** Begin Data for the task **

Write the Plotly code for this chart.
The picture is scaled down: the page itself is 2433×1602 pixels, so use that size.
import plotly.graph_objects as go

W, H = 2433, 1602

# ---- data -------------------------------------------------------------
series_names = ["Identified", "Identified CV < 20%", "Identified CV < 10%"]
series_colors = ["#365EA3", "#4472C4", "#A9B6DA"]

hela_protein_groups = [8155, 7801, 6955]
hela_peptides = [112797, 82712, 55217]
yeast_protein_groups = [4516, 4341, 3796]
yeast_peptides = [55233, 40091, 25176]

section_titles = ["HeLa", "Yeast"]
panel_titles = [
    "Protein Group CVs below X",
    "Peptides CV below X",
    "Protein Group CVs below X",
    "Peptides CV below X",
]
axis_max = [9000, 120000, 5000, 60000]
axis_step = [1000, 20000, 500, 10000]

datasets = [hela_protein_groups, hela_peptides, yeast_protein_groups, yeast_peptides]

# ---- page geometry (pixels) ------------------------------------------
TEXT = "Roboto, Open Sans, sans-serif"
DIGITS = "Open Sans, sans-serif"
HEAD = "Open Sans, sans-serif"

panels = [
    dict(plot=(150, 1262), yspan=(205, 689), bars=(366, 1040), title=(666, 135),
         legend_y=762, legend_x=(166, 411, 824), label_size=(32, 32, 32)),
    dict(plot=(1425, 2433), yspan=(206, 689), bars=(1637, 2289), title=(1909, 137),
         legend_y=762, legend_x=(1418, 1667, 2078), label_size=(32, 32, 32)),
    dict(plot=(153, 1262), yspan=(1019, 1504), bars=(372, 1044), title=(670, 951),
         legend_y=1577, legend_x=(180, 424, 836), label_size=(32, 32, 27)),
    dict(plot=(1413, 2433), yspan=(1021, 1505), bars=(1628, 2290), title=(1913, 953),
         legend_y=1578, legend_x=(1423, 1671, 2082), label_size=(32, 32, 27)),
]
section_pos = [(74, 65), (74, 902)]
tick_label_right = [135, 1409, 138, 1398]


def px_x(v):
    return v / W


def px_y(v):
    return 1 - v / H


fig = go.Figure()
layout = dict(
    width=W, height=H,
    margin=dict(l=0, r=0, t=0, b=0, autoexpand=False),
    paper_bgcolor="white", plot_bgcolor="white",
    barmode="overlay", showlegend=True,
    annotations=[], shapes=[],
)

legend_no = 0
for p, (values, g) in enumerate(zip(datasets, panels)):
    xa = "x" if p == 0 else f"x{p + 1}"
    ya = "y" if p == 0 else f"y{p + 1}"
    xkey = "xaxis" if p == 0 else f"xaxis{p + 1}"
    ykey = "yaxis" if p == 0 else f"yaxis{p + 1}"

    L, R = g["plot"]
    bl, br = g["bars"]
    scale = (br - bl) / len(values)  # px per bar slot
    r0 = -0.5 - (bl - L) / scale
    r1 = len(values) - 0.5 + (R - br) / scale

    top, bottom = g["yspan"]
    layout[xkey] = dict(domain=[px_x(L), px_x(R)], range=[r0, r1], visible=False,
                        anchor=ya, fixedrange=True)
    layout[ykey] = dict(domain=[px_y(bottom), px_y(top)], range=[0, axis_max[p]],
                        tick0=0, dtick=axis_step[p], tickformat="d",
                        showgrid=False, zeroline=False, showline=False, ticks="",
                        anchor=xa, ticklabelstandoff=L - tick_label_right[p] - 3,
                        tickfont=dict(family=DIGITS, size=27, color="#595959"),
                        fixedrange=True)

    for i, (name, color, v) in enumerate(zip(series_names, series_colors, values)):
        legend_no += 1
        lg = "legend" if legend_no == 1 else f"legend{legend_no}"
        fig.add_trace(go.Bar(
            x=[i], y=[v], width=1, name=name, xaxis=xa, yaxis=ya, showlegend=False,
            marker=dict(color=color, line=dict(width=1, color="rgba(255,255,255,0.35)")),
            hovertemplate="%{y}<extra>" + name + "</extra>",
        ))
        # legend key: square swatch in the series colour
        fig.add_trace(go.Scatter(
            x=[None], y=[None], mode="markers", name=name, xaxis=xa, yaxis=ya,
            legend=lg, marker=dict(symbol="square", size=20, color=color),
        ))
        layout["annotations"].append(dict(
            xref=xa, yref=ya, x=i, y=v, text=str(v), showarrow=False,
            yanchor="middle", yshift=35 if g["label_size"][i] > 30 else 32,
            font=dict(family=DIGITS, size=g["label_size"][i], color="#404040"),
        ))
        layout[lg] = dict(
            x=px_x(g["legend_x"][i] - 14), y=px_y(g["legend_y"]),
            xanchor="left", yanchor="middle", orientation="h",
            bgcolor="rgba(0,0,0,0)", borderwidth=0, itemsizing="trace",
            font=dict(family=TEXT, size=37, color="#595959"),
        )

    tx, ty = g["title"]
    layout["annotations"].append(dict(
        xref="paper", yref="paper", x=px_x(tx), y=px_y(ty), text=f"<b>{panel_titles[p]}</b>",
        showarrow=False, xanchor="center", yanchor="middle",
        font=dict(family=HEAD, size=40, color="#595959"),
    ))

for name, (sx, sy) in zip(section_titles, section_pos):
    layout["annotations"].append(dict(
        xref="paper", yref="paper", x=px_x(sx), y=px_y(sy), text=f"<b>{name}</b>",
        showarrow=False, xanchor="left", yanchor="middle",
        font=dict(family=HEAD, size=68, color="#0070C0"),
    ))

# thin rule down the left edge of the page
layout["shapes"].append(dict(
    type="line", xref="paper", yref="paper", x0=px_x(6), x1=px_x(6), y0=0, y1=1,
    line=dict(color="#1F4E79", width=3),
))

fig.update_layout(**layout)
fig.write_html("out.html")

** End Data for the task **
** Begin Data for the task **

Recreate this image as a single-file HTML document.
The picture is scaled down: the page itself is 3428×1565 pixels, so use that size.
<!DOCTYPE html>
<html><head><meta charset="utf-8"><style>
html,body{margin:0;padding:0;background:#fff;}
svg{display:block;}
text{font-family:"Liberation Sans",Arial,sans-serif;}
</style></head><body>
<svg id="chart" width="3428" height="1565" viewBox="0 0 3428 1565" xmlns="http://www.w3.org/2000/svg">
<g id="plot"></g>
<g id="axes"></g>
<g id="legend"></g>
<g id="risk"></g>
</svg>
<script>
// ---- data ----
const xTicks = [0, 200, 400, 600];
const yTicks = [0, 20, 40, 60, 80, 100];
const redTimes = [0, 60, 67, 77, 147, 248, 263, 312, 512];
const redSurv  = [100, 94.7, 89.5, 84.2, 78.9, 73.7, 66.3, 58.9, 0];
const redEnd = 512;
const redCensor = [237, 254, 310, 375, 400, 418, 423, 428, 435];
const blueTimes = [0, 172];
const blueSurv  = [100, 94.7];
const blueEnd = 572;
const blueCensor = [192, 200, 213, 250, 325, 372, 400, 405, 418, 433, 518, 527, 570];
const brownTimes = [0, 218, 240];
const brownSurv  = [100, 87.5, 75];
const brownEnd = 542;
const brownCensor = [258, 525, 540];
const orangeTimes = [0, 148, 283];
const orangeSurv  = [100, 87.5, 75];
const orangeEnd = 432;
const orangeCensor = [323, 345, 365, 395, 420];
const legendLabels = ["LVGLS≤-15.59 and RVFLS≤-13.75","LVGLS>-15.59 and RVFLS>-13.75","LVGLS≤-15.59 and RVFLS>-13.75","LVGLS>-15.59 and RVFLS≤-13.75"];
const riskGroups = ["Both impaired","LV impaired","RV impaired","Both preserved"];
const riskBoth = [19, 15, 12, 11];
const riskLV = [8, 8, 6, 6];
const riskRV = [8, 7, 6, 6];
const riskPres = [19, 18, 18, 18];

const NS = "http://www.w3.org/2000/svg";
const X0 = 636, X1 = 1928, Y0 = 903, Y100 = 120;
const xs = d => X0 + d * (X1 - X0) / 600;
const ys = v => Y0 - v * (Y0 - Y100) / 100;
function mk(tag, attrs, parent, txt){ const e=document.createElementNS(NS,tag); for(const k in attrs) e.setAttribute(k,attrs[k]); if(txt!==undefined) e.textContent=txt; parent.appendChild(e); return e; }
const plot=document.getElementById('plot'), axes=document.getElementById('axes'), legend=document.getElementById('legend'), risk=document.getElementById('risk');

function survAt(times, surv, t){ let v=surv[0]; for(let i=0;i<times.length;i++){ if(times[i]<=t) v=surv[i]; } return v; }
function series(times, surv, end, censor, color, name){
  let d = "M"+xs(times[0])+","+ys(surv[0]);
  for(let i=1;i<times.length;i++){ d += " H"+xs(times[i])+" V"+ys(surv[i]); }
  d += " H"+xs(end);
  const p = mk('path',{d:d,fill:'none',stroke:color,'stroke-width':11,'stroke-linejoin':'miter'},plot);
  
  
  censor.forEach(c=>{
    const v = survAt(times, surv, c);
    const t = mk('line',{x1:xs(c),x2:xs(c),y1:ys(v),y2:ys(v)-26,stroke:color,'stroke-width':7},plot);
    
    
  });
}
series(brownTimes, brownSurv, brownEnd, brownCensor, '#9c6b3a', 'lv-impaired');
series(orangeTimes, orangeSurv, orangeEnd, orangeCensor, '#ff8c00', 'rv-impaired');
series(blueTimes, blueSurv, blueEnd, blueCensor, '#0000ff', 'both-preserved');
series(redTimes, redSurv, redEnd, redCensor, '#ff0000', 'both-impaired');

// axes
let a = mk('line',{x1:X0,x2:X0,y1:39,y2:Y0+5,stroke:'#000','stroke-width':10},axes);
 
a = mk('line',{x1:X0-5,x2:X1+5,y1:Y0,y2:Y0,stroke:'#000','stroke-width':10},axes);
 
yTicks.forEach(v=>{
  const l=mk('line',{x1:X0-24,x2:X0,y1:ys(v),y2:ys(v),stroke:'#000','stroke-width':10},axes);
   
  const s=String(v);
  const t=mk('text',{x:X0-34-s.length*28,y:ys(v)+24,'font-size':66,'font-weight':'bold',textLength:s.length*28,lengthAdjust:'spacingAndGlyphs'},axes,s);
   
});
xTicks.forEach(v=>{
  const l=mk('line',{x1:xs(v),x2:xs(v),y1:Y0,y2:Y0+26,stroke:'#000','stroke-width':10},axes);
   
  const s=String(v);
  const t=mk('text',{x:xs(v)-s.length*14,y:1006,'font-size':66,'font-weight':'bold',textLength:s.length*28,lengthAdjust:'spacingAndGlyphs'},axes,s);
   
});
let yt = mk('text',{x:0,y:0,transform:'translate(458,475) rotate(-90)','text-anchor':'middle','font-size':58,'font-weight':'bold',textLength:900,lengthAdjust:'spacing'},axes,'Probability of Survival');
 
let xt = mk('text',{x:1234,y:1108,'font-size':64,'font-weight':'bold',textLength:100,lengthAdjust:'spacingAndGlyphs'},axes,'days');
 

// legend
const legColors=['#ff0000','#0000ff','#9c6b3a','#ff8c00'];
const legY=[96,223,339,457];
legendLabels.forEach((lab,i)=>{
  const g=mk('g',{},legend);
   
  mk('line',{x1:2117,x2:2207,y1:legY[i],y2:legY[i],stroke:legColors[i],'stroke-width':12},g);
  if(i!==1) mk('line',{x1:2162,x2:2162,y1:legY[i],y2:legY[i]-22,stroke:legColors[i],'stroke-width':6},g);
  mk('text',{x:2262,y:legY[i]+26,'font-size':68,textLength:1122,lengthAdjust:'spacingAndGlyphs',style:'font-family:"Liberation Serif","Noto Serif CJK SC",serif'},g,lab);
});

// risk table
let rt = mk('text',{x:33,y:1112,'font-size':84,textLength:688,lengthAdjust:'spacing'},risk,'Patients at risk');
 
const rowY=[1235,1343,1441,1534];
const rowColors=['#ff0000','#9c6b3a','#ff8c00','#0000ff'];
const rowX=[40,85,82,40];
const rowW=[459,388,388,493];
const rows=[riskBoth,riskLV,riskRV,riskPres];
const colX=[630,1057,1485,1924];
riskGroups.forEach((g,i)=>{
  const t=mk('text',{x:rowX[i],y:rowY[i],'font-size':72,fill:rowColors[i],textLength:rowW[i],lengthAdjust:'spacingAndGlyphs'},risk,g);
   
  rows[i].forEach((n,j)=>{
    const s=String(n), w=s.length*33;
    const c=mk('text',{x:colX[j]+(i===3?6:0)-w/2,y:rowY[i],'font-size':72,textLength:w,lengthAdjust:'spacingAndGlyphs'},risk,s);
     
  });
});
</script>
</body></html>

** End Data for the task **

Exactly the lines from the line that has "Write the Plotly code for this chart." through the line that has "W, H = 2433, 1602" are to be repeated, both included, with nothing added.

**Complete output:**
Write the Plotly code for this chart.
The picture is scaled down: the page itself is 2433×1602 pixels, so use that size.
import plotly.graph_objects as go

W, H = 2433, 1602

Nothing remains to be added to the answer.